◆ **Directions for this task**:
Quote the listing below in its entirety, omitting every image.

◆ **Supplied data**:
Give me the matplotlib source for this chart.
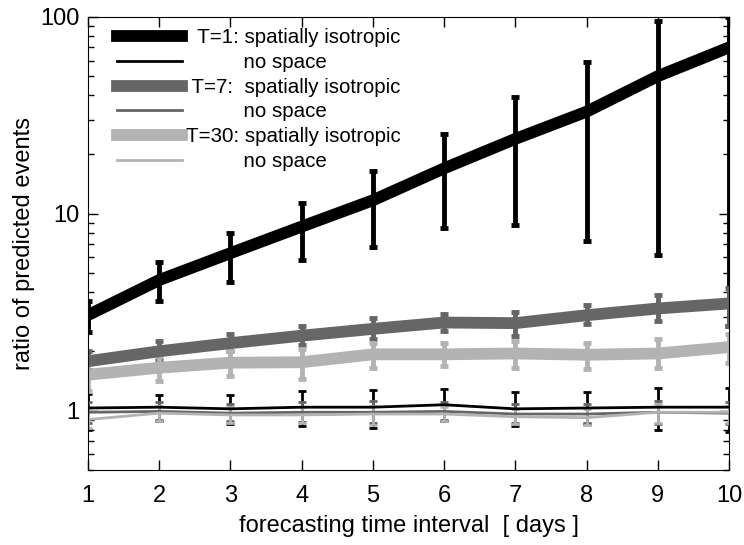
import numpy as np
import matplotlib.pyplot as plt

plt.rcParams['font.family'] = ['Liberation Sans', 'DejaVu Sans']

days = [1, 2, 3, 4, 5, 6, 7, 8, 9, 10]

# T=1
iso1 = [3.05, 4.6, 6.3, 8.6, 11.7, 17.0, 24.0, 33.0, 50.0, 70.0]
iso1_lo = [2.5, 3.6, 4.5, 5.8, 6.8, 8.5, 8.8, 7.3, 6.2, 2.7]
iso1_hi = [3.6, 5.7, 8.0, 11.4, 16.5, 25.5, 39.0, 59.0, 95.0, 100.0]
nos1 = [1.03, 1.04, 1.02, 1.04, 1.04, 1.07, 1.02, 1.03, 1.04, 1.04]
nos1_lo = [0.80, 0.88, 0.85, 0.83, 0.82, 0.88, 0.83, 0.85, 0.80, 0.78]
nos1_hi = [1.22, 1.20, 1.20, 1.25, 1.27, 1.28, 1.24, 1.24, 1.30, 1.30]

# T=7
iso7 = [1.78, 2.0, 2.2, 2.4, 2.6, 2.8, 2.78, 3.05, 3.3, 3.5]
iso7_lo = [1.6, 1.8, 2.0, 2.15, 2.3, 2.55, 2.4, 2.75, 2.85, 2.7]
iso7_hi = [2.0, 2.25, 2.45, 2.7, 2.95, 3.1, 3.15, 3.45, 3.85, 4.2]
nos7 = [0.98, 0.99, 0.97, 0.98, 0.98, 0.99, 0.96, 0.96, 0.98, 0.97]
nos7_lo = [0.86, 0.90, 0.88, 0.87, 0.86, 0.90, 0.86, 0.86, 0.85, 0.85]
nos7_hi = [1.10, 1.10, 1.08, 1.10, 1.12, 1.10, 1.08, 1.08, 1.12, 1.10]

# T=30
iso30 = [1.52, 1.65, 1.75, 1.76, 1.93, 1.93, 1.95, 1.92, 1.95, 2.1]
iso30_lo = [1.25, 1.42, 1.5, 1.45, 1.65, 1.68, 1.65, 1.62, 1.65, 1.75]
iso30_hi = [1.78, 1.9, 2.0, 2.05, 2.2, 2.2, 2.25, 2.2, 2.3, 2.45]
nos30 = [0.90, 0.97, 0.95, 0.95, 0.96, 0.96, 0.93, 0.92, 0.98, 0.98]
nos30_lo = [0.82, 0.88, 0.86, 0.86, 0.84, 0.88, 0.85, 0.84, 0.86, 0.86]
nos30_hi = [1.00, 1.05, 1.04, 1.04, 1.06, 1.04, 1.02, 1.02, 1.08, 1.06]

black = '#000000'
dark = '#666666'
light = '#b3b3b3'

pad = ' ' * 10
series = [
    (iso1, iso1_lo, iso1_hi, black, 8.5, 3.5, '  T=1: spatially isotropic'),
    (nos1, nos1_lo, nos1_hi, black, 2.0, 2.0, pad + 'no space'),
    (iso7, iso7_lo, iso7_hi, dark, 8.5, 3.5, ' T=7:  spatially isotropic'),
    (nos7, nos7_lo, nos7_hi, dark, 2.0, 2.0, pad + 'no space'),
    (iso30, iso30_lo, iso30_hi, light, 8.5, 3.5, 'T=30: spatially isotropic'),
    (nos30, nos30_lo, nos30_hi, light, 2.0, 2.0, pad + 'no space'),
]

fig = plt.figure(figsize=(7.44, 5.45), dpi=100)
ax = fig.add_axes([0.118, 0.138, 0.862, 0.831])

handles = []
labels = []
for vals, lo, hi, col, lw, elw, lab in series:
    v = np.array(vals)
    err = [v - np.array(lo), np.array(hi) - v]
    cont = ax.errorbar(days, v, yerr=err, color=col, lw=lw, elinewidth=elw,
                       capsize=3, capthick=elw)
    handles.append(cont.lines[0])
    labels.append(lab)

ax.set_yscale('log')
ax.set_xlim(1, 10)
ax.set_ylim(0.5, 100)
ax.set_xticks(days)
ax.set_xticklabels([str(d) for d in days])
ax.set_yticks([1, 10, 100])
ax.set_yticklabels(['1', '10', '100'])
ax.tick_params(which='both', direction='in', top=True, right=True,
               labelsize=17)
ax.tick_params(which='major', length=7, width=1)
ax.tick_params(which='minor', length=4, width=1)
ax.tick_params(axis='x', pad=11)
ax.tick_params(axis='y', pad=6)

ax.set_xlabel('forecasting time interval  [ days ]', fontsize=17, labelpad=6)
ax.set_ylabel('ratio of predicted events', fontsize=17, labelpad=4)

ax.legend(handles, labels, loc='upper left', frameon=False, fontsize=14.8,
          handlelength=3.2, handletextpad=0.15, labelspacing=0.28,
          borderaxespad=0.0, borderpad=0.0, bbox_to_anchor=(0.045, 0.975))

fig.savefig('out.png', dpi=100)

◆ **Answer to the exercise**:
Give me the matplotlib source for this chart.
import numpy as np
import matplotlib.pyplot as plt

plt.rcParams['font.family'] = ['Liberation Sans', 'DejaVu Sans']

days = [1, 2, 3, 4, 5, 6, 7, 8, 9, 10]

# T=1
iso1 = [3.05, 4.6, 6.3, 8.6, 11.7, 17.0, 24.0, 33.0, 50.0, 70.0]
iso1_lo = [2.5, 3.6, 4.5, 5.8, 6.8, 8.5, 8.8, 7.3, 6.2, 2.7]
iso1_hi = [3.6, 5.7, 8.0, 11.4, 16.5, 25.5, 39.0, 59.0, 95.0, 100.0]
nos1 = [1.03, 1.04, 1.02, 1.04, 1.04, 1.07, 1.02, 1.03, 1.04, 1.04]
nos1_lo = [0.80, 0.88, 0.85, 0.83, 0.82, 0.88, 0.83, 0.85, 0.80, 0.78]
nos1_hi = [1.22, 1.20, 1.20, 1.25, 1.27, 1.28, 1.24, 1.24, 1.30, 1.30]

# T=7
iso7 = [1.78, 2.0, 2.2, 2.4, 2.6, 2.8, 2.78, 3.05, 3.3, 3.5]
iso7_lo = [1.6, 1.8, 2.0, 2.15, 2.3, 2.55, 2.4, 2.75, 2.85, 2.7]
iso7_hi = [2.0, 2.25, 2.45, 2.7, 2.95, 3.1, 3.15, 3.45, 3.85, 4.2]
nos7 = [0.98, 0.99, 0.97, 0.98, 0.98, 0.99, 0.96, 0.96, 0.98, 0.97]
nos7_lo = [0.86, 0.90, 0.88, 0.87, 0.86, 0.90, 0.86, 0.86, 0.85, 0.85]
nos7_hi = [1.10, 1.10, 1.08, 1.10, 1.12, 1.10, 1.08, 1.08, 1.12, 1.10]

# T=30
iso30 = [1.52, 1.65, 1.75, 1.76, 1.93, 1.93, 1.95, 1.92, 1.95, 2.1]
iso30_lo = [1.25, 1.42, 1.5, 1.45, 1.65, 1.68, 1.65, 1.62, 1.65, 1.75]
iso30_hi = [1.78, 1.9, 2.0, 2.05, 2.2, 2.2, 2.25, 2.2, 2.3, 2.45]
nos30 = [0.90, 0.97, 0.95, 0.95, 0.96, 0.96, 0.93, 0.92, 0.98, 0.98]
nos30_lo = [0.82, 0.88, 0.86, 0.86, 0.84, 0.88, 0.85, 0.84, 0.86, 0.86]
nos30_hi = [1.00, 1.05, 1.04, 1.04, 1.06, 1.04, 1.02, 1.02, 1.08, 1.06]

black = '#000000'
dark = '#666666'
light = '#b3b3b3'

pad = ' ' * 10
series = [
    (iso1, iso1_lo, iso1_hi, black, 8.5, 3.5, '  T=1: spatially isotropic'),
    (nos1, nos1_lo, nos1_hi, black, 2.0, 2.0, pad + 'no space'),
    (iso7, iso7_lo, iso7_hi, dark, 8.5, 3.5, ' T=7:  spatially isotropic'),
    (nos7, nos7_lo, nos7_hi, dark, 2.0, 2.0, pad + 'no space'),
    (iso30, iso30_lo, iso30_hi, light, 8.5, 3.5, 'T=30: spatially isotropic'),
    (nos30, nos30_lo, nos30_hi, light, 2.0, 2.0, pad + 'no space'),
]

fig = plt.figure(figsize=(7.44, 5.45), dpi=100)
ax = fig.add_axes([0.118, 0.138, 0.862, 0.831])

handles = []
labels = []
for vals, lo, hi, col, lw, elw, lab in series:
    v = np.array(vals)
    err = [v - np.array(lo), np.array(hi) - v]
    cont = ax.errorbar(days, v, yerr=err, color=col, lw=lw, elinewidth=elw,
                       capsize=3, capthick=elw)
    handles.append(cont.lines[0])
    labels.append(lab)

ax.set_yscale('log')
ax.set_xlim(1, 10)
ax.set_ylim(0.5, 100)
ax.set_xticks(days)
ax.set_xticklabels([str(d) for d in days])
ax.set_yticks([1, 10, 100])
ax.set_yticklabels(['1', '10', '100'])
ax.tick_params(which='both', direction='in', top=True, right=True,
               labelsize=17)
ax.tick_params(which='major', length=7, width=1)
ax.tick_params(which='minor', length=4, width=1)
ax.tick_params(axis='x', pad=11)
ax.tick_params(axis='y', pad=6)

ax.set_xlabel('forecasting time interval  [ days ]', fontsize=17, labelpad=6)
ax.set_ylabel('ratio of predicted events', fontsize=17, labelpad=4)

ax.legend(handles, labels, loc='upper left', frameon=False, fontsize=14.8,
          handlelength=3.2, handletextpad=0.15, labelspacing=0.28,
          borderaxespad=0.0, borderpad=0.0, bbox_to_anchor=(0.045, 0.975))

fig.savefig('out.png', dpi=100)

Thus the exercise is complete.